At the same time that Wildler’s work is being re-assessed, book writers, makers, and readers are realizing how poorly non-white, non-male readers have been represented, not only in terms of the types of books produced, but the authors who are honored by awards. We’ve covered some of that debate here at the Free-For-All, but the ALA has also engaged in some soul-searing conversations. These don’t condemn Wilder or her work, nor do they comment on the quality of her novels. However, they do think meaningfully about how naming an award after Wilder might affect the ways readers see their engagement.
Changing the name of the award is part of a process that involves facing the problematic aspects of American history, and attempting to do better by current and future generations. It is part of a commitment to ensuring that readers have access to books that speak to them: to their identities, to their history, to their experiences, and to their abilities, and to recognize the ways they have been under-represented previously in an open, honest, and effective manner. To continue to award a prize named after someone who did not recognize the humanity of the non-white people around her makes a lot of the positive changes we see in children’s literature feel ultimately disingenuous.
For the record, no one–not I, not the Free-For-All, not the Library, and not the ALA are accusing Wilder of intentional hate speech or overt racism. Indeed, her attempts to moderate her own words points to her potential to change and improve. And we are actually enjoying a rich moment where Wilder’s history, experiences, and struggles are being honored and remembered in a new, and for more nuanced, way (see last year’s Pulitzer-Prize-Winning biography by Caroline Fraser). But by renaming the award that previously bore her name, the ALA is acknowledging the harmful stereotypes that she used and promoted, and attempting to move beyond them.

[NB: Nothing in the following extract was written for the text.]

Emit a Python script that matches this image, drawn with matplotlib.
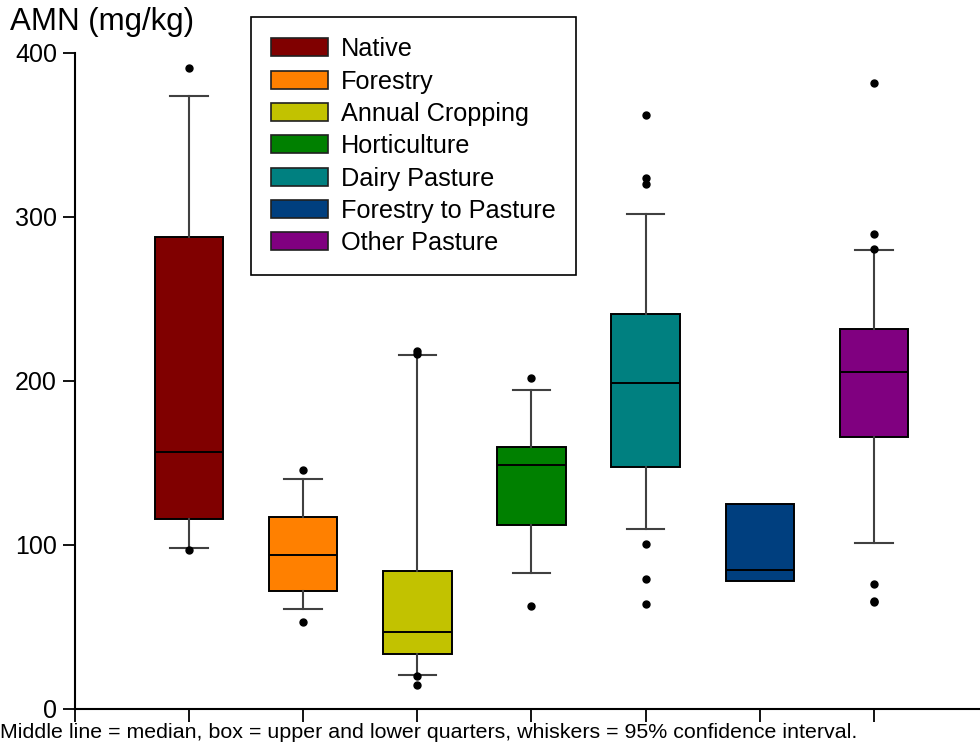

In doing so, it allows us to create room to consider authors contemporary to Wilder who were not using the kind of language she did, and promoting their words, their message and their principles. So doing can only enrich our literature by recognizing inclusion and diversity, as well as help those readers who have been outside our gaze for so long.
I truly learned so much from this blog. It was fascinating reading. Thank you.